Livery Cab Street Hail Plan Faces Court Challenge

Source: mikealex/Flickr

The city’s plan to roll out a new class of taxi to serve neighborhoods in Brooklyn, northern Manhattan and other areas poorly served by yellow cabs, is now heading to court, courtesy of a lawsuit filed by a lobbying group representing the largest yellow medallion taxi fleets.

The lawsuit, filed yesterday in New York State Supreme Court by the Metropolitan Taxicab Board of Trade, claims that the outerborough street hail livery plan, passed into law by Albany legislators in Feburary, violates the rights of medallion owners who paid for exclusive rights to pick up street hails in New York City.

The proposal would create a new class of taxi medallion for up to 18,000 livery drivers, giving them the right to pick up street hails in the Bronx, Brooklyn, Queens, Staten Island and northern Manhattan – areas previously underserved by yellow cabs that clog the city’s financial and tourist areas. It also permits the city to issue 2,000 new yellow taxi medallions.

The privileges for livery cabs will unfairly reward a culture of bad behavior from livery cabbies who “poach” street hails from yellow cabs, the Metropolitan Taxicab Board of Trade claims, and will hurt the livelihood of yellow cab owners who will now have to compete with the new livery class as well as 2,000 new yellow cabs.
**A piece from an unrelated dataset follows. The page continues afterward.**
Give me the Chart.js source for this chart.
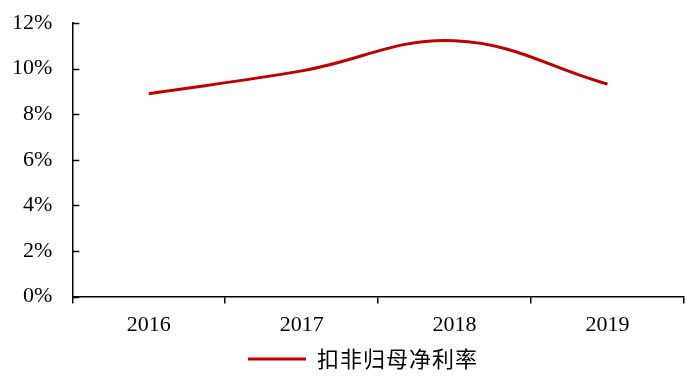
<!DOCTYPE html>
<html lang="zh">
<head>
<meta charset="UTF-8">
<title>扣非归母净利率</title>
<script src="https://cdn.jsdelivr.net/npm/chart.js"></script>
<style>
  html, body { margin: 0; padding: 0; background: #fff; }
  #wrap { width: 700px; height: 376px; }
</style>
</head>
<body>
<div id="wrap"><canvas id="c" width="700" height="376"></canvas></div>
<script>
  // data
  const years = ['2016', '2017', '2018', '2019'];
  const margin = [8.9, 9.9, 11.22, 9.32];
  const seriesName = '扣非归母净利率';

  const lineRed = '#C00000';

  // small inward ticks on the y axis, like the original
  const yTicksInside = {
    id: 'yTicksInside',
    afterDatasetsDraw(chart) {
      const y = chart.scales.y;
      const ctx = chart.ctx;
      ctx.save();
      ctx.strokeStyle = '#000';
      ctx.lineWidth = 1.5;
      y.ticks.forEach(t => {
        const py = Math.round(y.getPixelForValue(t.value)) + 0.5;
        ctx.beginPath();
        ctx.moveTo(y.right, py);
        ctx.lineTo(y.right + 7, py);
        ctx.stroke();
      });
      ctx.restore();
    }
  };

  // the legend text in the original is spread out a bit and sits a little right of centre
  const legendSpacing = {
    id: 'legendSpacing',
    beforeLayout(chart) {
      const lg = chart.legend;
      if (!lg || lg._spaced) return;
      lg._spaced = true;
      const wrap = (fn, shift) => function () {
        const ctx = this.ctx;
        ctx.save();
        ctx.letterSpacing = '1px';
        if (shift) ctx.translate(shift, 0);
        const r = fn.apply(this, arguments);
        ctx.restore();
        return r;
      };
      lg.fit = wrap(lg.fit, 0);
      lg.draw = wrap(lg.draw, 15);
    }
  };

  new Chart(document.getElementById('c'), {
    type: 'line',
    data: {
      labels: years,
      datasets: [{
        label: seriesName,
        data: margin,
        borderColor: lineRed,
        backgroundColor: lineRed,
        borderWidth: 3,
        pointRadius: 0,
        tension: 0.4,
        fill: false
      }]
    },
    options: {
      responsive: false,
      animation: false,
      layout: { padding: { top: 23, right: 16, left: 12, bottom: -4 } },
      plugins: {
        tooltip: { enabled: false },
        legend: {
          position: 'bottom',
          labels: {
            boxWidth: 58,
            boxHeight: 3,
            padding: 2,
            color: '#000',
            font: { family: '"Noto Sans CJK SC"', size: 22 },
            generateLabels(chart) {
              const items = Chart.defaults.plugins.legend.labels.generateLabels(chart);
              items.forEach(it => { it.lineWidth = 0; });
              return items;
            }
          }
        }
      },
      scales: {
        x: {
          offset: true,
          grid: {
            offset: true,
            drawOnChartArea: false,
            tickLength: 7,
            color: '#000',
            lineWidth: 1.5
          },
          border: { color: '#000', width: 1.5 },
          ticks: {
            color: '#000',
            padding: 8,
            font: { family: '"Liberation Serif"', size: 22 }
          }
        },
        y: {
          min: 0,
          max: 12,
          // invisible tick marks just make the gap between labels and axis
          grid: { drawOnChartArea: false, tickLength: 20, tickColor: 'rgba(0,0,0,0)' },
          border: { color: '#000', width: 1.5 },
          ticks: {
            stepSize: 2,
            color: '#000',
            padding: 0,
            font: { family: '"Liberation Serif"', size: 22 },
            callback: v => v + '%'
          }
        }
      }
    },
    plugins: [yTicksInside, legendSpacing]
  });
</script>
</body>
</html>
“The street hail livery rules are unconstitutional, irresponsible and unconscionable,” said Ron Sherman, president of the Metropolitan Taxicab Board of Trade. “How can the City of New York sell medallions to thousands of individual owner-drivers and small businesses, promising them the exclusive right to pick up street hails, only to take that right away in one destructive piece of legislation?”

The group is also claiming that the process in which the legislation was enacted was unconstitutional, violating a “Home Rule” procedure, in which legislation affecting only one locality can only be passed in the state legislature once the local legislative body has given its stamp of approval. There was no City Council vote on the issuance of new medallions, and no public hearing.

“How can the City do this without a single public hearing, without the authorization of the City Council, and without a single economic study on its effects on this industry comprised mostly of immigrants who have pursued the American dream by working hard, saving their earnings and playing by the rules?” Sherman asked.

What do you think? Is this legislation that will hurt the business of yellow cab drivers? Or will the bill provide service for areas where the yellow cabs were not serving anyway?